A truly profound atheist is someone who has taken the trouble to understand, in its most sophisticated forms, the belief he or she rejects, and to understand the consequences of that rejection. Among the New Atheists, there is no one of whom this can be said, and the movement as a whole has yet to produce a single book or essay that is anything more than an insipidly doctrinaire and appallingly ignorant diatribe.

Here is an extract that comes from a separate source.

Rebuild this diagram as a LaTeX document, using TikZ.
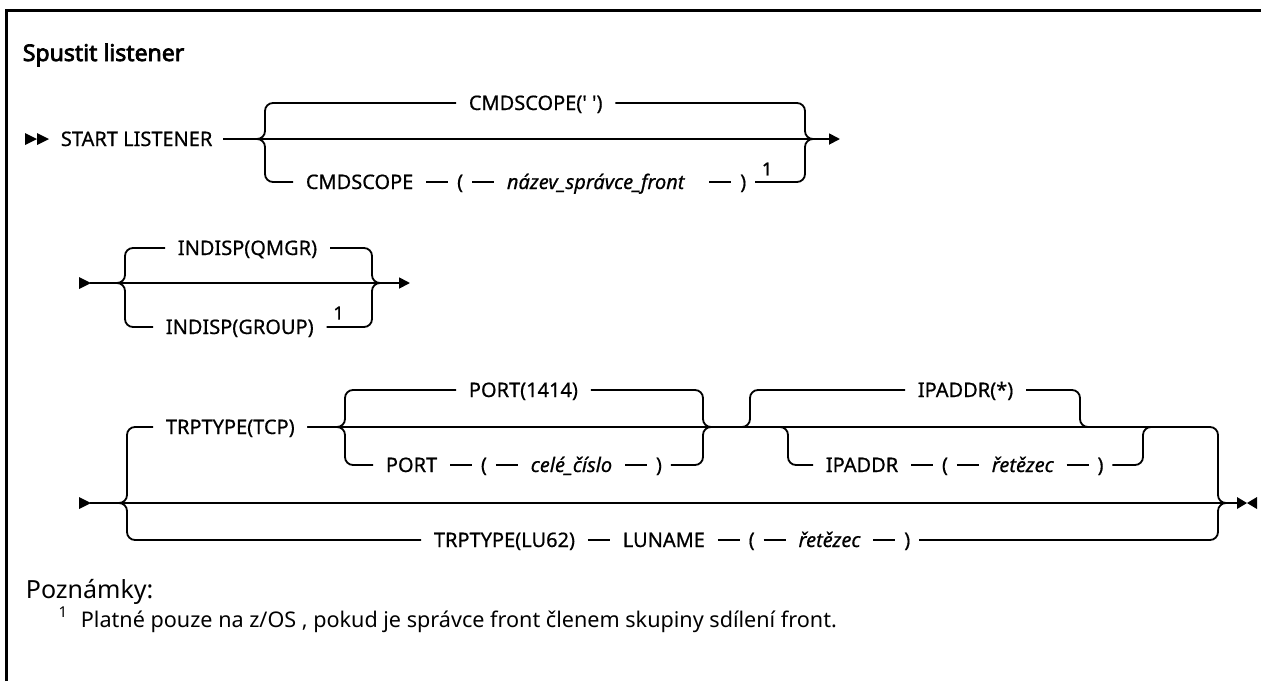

This is spot on. For the old school Atheists of days gone by, attacking Christianity was a labor of love. They lingered over passages from scripture, quoted Papal Bulls and other church documents from memory, and knew the breadth and depth of western history. For them it was not simply the case that “even the Devil can quote scripture“, but that the Devil must know his Bible backwards and forwards, as well as his theology, his Apologetics, and, of course, his Church historians.

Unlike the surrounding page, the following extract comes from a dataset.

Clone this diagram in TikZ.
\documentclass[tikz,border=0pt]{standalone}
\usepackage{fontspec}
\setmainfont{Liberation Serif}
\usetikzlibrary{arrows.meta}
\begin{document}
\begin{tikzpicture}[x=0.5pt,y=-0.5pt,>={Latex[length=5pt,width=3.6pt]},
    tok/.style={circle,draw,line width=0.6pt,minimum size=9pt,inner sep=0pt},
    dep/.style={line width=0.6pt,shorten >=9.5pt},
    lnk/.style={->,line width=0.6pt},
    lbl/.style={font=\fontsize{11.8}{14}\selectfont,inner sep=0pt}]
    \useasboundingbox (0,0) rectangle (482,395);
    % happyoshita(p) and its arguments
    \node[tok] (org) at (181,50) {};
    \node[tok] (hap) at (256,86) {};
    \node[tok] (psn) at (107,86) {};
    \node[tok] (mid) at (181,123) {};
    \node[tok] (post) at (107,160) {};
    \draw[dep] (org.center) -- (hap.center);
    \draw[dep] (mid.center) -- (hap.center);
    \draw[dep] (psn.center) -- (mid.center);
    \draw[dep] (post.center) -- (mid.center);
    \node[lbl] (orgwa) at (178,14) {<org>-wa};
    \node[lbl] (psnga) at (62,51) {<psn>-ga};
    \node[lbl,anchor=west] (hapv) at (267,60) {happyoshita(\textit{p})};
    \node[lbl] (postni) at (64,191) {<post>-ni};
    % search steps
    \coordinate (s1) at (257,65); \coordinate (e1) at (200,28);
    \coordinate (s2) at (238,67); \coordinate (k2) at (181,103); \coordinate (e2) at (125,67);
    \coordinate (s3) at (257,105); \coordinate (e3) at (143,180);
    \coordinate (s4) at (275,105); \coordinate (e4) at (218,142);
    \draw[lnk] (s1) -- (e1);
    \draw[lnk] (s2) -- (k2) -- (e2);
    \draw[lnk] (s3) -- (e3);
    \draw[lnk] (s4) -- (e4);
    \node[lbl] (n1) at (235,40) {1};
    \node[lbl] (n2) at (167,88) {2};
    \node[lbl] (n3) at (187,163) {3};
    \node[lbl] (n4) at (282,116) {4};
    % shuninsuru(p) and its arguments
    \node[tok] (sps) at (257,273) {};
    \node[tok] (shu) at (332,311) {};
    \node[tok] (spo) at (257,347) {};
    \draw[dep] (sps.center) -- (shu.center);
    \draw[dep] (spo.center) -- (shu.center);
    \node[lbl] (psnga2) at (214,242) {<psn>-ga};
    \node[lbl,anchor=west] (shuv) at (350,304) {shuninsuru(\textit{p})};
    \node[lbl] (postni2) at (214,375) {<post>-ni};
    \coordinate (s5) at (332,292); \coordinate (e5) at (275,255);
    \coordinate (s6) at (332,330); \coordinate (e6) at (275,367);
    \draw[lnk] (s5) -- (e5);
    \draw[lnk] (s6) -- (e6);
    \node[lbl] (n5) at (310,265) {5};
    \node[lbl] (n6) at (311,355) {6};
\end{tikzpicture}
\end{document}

By far the most damning thing that Hart has in store is his extended comparison of the “sheer banality” of the New Atheists with the “force” and “intellectual courage” of Friedrich Nietzsche:
The only really effective antidote to the dreariness of reading the New Atheists, it seems to me, is rereading Nietzsche. How much more immediate and troubling the force of his protest against Christianity seems when compared to theirs, even more than a century after his death. Perhaps his intellectual courage—his willingness to confront the implications of his renunciation of the Christian story of truth and the transcendent good without evasions or retreats—is rather a lot to ask of any other thinker, but it does rather make the atheist chic
of today look fairly craven by comparison.

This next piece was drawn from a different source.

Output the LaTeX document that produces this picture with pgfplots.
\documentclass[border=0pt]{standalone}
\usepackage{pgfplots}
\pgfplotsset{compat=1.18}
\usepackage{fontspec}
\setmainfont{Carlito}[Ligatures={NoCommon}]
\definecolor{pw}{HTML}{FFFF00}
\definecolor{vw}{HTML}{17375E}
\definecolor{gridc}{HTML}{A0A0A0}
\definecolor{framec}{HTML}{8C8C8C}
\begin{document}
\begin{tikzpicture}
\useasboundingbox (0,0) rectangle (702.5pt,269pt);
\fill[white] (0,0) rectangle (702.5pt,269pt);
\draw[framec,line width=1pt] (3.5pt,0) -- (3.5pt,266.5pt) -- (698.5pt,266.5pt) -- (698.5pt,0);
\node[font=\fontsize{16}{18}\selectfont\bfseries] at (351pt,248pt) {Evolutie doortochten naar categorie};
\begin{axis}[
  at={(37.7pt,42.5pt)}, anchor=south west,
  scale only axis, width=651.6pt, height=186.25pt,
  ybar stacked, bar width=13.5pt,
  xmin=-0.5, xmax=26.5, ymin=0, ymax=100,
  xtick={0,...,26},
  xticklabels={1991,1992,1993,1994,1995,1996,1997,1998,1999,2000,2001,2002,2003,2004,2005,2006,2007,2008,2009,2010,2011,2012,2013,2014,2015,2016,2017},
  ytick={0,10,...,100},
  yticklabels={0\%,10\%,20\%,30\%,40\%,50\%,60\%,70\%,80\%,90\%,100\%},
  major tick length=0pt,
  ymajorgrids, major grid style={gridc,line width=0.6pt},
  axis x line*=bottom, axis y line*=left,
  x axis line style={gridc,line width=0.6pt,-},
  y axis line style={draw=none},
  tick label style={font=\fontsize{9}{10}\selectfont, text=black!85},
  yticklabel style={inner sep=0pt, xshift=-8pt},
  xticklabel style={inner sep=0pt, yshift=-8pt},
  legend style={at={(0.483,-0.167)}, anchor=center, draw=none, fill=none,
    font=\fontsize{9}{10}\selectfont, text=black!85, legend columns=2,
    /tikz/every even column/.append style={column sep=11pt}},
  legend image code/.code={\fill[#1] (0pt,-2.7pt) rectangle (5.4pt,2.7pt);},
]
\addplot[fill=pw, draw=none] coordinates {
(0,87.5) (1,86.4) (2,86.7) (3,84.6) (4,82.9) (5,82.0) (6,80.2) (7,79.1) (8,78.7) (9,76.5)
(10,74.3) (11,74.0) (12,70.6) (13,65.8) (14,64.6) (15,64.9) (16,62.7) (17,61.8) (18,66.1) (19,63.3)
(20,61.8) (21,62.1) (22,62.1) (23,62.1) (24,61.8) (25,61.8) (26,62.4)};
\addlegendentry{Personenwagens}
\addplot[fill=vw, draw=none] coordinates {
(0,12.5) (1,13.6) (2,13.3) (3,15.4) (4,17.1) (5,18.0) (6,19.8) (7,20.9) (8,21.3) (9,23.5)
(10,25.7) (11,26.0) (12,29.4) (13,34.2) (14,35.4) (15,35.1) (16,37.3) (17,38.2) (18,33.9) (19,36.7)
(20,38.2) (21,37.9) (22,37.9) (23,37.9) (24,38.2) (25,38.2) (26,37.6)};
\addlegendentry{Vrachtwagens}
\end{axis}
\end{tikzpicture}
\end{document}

Above all, Nietzsche understood how immense the consequences of the rise of Christianity had been, and how immense the consequences of its decline would be as well, and had the intelligence to know he could not fall back on polite moral certitudes to which he no longer had any right. Just as the Christian revolution created a new sensibility by inverting many of the highest values of the pagan past, so the decline of Christianity, Nietzsche knew, portends another, perhaps equally catastrophic shift in moral and cultural consciousness. His famous fable in The Gay Science of the madman who announces God’s death is anything but a hymn of atheist triumphalism. In fact, the madman despairs of the mere atheists—those who merely do not believe—to whom he addresses his terrible proclamation. In their moral contentment, their ease of conscience, he sees an essential oafishness; they do not dread the death of God because they do not grasp that humanity’s heroic and insane act of repudiation has sponged away the horizon, torn down the heavens, left us with only the uncertain resources of our will with which to combat the infinity of meaninglessness that the universe now threatens to become.
Of course Hart cannot help but try to enlist Nietzsche as a witness to the “immensity” of the “consequences of the rise of Christianity.” One gets the impression that Hart does not have the Dark Ages, the Inquisition and Colonialism in mind. But those are subjects I have covered elsewhere.